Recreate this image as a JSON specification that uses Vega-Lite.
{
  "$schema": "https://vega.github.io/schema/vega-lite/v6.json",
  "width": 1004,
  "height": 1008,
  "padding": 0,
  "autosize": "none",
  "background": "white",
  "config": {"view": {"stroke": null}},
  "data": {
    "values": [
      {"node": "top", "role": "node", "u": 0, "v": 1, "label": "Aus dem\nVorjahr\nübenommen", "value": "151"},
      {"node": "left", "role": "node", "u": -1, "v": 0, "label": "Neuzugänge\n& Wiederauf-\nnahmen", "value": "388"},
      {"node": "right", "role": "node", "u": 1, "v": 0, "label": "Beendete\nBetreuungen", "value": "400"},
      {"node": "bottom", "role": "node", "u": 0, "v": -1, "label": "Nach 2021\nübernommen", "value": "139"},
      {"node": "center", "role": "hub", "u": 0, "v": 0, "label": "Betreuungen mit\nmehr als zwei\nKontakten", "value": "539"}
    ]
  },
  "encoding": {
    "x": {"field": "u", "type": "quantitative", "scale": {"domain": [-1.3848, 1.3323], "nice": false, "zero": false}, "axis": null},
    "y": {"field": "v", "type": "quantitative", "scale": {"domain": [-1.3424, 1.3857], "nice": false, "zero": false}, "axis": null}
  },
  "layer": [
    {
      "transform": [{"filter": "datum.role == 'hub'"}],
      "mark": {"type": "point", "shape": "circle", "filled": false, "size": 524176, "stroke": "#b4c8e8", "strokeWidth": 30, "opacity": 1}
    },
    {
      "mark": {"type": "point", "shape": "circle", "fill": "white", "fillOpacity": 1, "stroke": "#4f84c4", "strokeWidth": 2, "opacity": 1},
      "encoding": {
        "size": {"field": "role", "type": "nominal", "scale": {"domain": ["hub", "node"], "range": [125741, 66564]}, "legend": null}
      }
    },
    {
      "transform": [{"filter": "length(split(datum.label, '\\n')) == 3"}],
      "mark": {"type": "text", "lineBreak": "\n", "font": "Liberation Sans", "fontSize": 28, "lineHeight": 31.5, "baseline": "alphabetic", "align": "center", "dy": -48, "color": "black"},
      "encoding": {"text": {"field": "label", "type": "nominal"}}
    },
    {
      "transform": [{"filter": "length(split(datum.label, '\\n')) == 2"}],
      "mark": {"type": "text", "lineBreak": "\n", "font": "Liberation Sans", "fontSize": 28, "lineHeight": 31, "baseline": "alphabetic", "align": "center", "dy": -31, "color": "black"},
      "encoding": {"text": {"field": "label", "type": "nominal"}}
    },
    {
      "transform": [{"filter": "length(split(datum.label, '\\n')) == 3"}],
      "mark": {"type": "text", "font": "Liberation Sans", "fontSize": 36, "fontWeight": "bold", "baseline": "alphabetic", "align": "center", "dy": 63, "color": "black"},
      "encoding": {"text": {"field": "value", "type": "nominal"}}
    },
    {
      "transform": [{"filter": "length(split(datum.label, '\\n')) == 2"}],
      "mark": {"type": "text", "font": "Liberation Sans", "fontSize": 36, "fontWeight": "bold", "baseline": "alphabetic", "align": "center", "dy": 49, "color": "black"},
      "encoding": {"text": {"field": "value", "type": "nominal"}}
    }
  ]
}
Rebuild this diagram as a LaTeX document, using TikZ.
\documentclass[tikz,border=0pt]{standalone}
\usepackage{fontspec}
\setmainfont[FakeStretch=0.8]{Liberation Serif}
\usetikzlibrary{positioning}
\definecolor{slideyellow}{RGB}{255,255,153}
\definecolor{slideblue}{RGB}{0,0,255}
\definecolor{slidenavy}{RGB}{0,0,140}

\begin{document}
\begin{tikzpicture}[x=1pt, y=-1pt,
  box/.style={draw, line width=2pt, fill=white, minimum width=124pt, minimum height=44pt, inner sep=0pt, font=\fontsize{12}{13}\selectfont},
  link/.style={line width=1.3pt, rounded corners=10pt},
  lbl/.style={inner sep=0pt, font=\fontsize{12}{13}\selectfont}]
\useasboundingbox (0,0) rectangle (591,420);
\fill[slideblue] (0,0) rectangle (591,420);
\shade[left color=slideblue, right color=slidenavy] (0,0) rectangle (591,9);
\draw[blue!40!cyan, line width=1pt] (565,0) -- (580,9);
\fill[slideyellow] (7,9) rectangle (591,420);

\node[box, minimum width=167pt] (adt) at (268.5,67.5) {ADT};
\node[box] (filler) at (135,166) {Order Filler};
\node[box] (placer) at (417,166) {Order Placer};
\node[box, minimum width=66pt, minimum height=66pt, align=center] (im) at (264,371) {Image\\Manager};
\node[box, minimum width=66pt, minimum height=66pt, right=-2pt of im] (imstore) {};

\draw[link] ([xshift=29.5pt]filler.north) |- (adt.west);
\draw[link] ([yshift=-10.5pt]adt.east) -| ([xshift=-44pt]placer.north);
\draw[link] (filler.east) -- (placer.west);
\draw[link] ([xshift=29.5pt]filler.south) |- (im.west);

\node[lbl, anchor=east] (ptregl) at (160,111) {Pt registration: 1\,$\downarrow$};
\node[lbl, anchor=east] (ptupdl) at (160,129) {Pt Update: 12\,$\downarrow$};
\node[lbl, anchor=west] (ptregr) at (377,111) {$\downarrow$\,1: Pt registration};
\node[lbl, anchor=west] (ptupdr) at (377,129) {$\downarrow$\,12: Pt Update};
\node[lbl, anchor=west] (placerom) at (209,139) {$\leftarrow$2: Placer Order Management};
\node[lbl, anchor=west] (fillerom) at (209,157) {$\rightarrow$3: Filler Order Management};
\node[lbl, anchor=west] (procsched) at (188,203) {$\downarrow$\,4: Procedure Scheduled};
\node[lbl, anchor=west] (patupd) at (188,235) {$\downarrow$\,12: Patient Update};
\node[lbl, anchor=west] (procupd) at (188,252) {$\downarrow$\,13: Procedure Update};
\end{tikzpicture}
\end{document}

= = =

Your instructions »
Set down all of the entries exactly, please.

Completed exercise »
Recreate this image as a JSON specification that uses Vega-Lite.
{
  "$schema": "https://vega.github.io/schema/vega-lite/v6.json",
  "width": 1004,
  "height": 1008,
  "padding": 0,
  "autosize": "none",
  "background": "white",
  "config": {"view": {"stroke": null}},
  "data": {
    "values": [
      {"node": "top", "role": "node", "u": 0, "v": 1, "label": "Aus dem\nVorjahr\nübenommen", "value": "151"},
      {"node": "left", "role": "node", "u": -1, "v": 0, "label": "Neuzugänge\n& Wiederauf-\nnahmen", "value": "388"},
      {"node": "right", "role": "node", "u": 1, "v": 0, "label": "Beendete\nBetreuungen", "value": "400"},
      {"node": "bottom", "role": "node", "u": 0, "v": -1, "label": "Nach 2021\nübernommen", "value": "139"},
      {"node": "center", "role": "hub", "u": 0, "v": 0, "label": "Betreuungen mit\nmehr als zwei\nKontakten", "value": "539"}
    ]
  },
  "encoding": {
    "x": {"field": "u", "type": "quantitative", "scale": {"domain": [-1.3848, 1.3323], "nice": false, "zero": false}, "axis": null},
    "y": {"field": "v", "type": "quantitative", "scale": {"domain": [-1.3424, 1.3857], "nice": false, "zero": false}, "axis": null}
  },
  "layer": [
    {
      "transform": [{"filter": "datum.role == 'hub'"}],
      "mark": {"type": "point", "shape": "circle", "filled": false, "size": 524176, "stroke": "#b4c8e8", "strokeWidth": 30, "opacity": 1}
    },
    {
      "mark": {"type": "point", "shape": "circle", "fill": "white", "fillOpacity": 1, "stroke": "#4f84c4", "strokeWidth": 2, "opacity": 1},
      "encoding": {
        "size": {"field": "role", "type": "nominal", "scale": {"domain": ["hub", "node"], "range": [125741, 66564]}, "legend": null}
      }
    },
    {
      "transform": [{"filter": "length(split(datum.label, '\\n')) == 3"}],
      "mark": {"type": "text", "lineBreak": "\n", "font": "Liberation Sans", "fontSize": 28, "lineHeight": 31.5, "baseline": "alphabetic", "align": "center", "dy": -48, "color": "black"},
      "encoding": {"text": {"field": "label", "type": "nominal"}}
    },
    {
      "transform": [{"filter": "length(split(datum.label, '\\n')) == 2"}],
      "mark": {"type": "text", "lineBreak": "\n", "font": "Liberation Sans", "fontSize": 28, "lineHeight": 31, "baseline": "alphabetic", "align": "center", "dy": -31, "color": "black"},
      "encoding": {"text": {"field": "label", "type": "nominal"}}
    },
    {
      "transform": [{"filter": "length(split(datum.label, '\\n')) == 3"}],
      "mark": {"type": "text", "font": "Liberation Sans", "fontSize": 36, "fontWeight": "bold", "baseline": "alphabetic", "align": "center", "dy": 63, "color": "black"},
      "encoding": {"text": {"field": "value", "type": "nominal"}}
    },
    {
      "transform": [{"filter": "length(split(datum.label, '\\n')) == 2"}],
      "mark": {"type": "text", "font": "Liberation Sans", "fontSize": 36, "fontWeight": "bold", "baseline": "alphabetic", "align": "center", "dy": 49, "color": "black"},
      "encoding": {"text": {"field": "value", "type": "nominal"}}
    }
  ]
}
Rebuild this diagram as a LaTeX document, using TikZ.
\documentclass[tikz,border=0pt]{standalone}
\usepackage{fontspec}
\setmainfont[FakeStretch=0.8]{Liberation Serif}
\usetikzlibrary{positioning}
\definecolor{slideyellow}{RGB}{255,255,153}
\definecolor{slideblue}{RGB}{0,0,255}
\definecolor{slidenavy}{RGB}{0,0,140}

\begin{document}
\begin{tikzpicture}[x=1pt, y=-1pt,
  box/.style={draw, line width=2pt, fill=white, minimum width=124pt, minimum height=44pt, inner sep=0pt, font=\fontsize{12}{13}\selectfont},
  link/.style={line width=1.3pt, rounded corners=10pt},
  lbl/.style={inner sep=0pt, font=\fontsize{12}{13}\selectfont}]
\useasboundingbox (0,0) rectangle (591,420);
\fill[slideblue] (0,0) rectangle (591,420);
\shade[left color=slideblue, right color=slidenavy] (0,0) rectangle (591,9);
\draw[blue!40!cyan, line width=1pt] (565,0) -- (580,9);
\fill[slideyellow] (7,9) rectangle (591,420);

\node[box, minimum width=167pt] (adt) at (268.5,67.5) {ADT};
\node[box] (filler) at (135,166) {Order Filler};
\node[box] (placer) at (417,166) {Order Placer};
\node[box, minimum width=66pt, minimum height=66pt, align=center] (im) at (264,371) {Image\\Manager};
\node[box, minimum width=66pt, minimum height=66pt, right=-2pt of im] (imstore) {};

\draw[link] ([xshift=29.5pt]filler.north) |- (adt.west);
\draw[link] ([yshift=-10.5pt]adt.east) -| ([xshift=-44pt]placer.north);
\draw[link] (filler.east) -- (placer.west);
\draw[link] ([xshift=29.5pt]filler.south) |- (im.west);

\node[lbl, anchor=east] (ptregl) at (160,111) {Pt registration: 1\,$\downarrow$};
\node[lbl, anchor=east] (ptupdl) at (160,129) {Pt Update: 12\,$\downarrow$};
\node[lbl, anchor=west] (ptregr) at (377,111) {$\downarrow$\,1: Pt registration};
\node[lbl, anchor=west] (ptupdr) at (377,129) {$\downarrow$\,12: Pt Update};
\node[lbl, anchor=west] (placerom) at (209,139) {$\leftarrow$2: Placer Order Management};
\node[lbl, anchor=west] (fillerom) at (209,157) {$\rightarrow$3: Filler Order Management};
\node[lbl, anchor=west] (procsched) at (188,203) {$\downarrow$\,4: Procedure Scheduled};
\node[lbl, anchor=west] (patupd) at (188,235) {$\downarrow$\,12: Patient Update};
\node[lbl, anchor=west] (procupd) at (188,252) {$\downarrow$\,13: Procedure Update};
\end{tikzpicture}
\end{document}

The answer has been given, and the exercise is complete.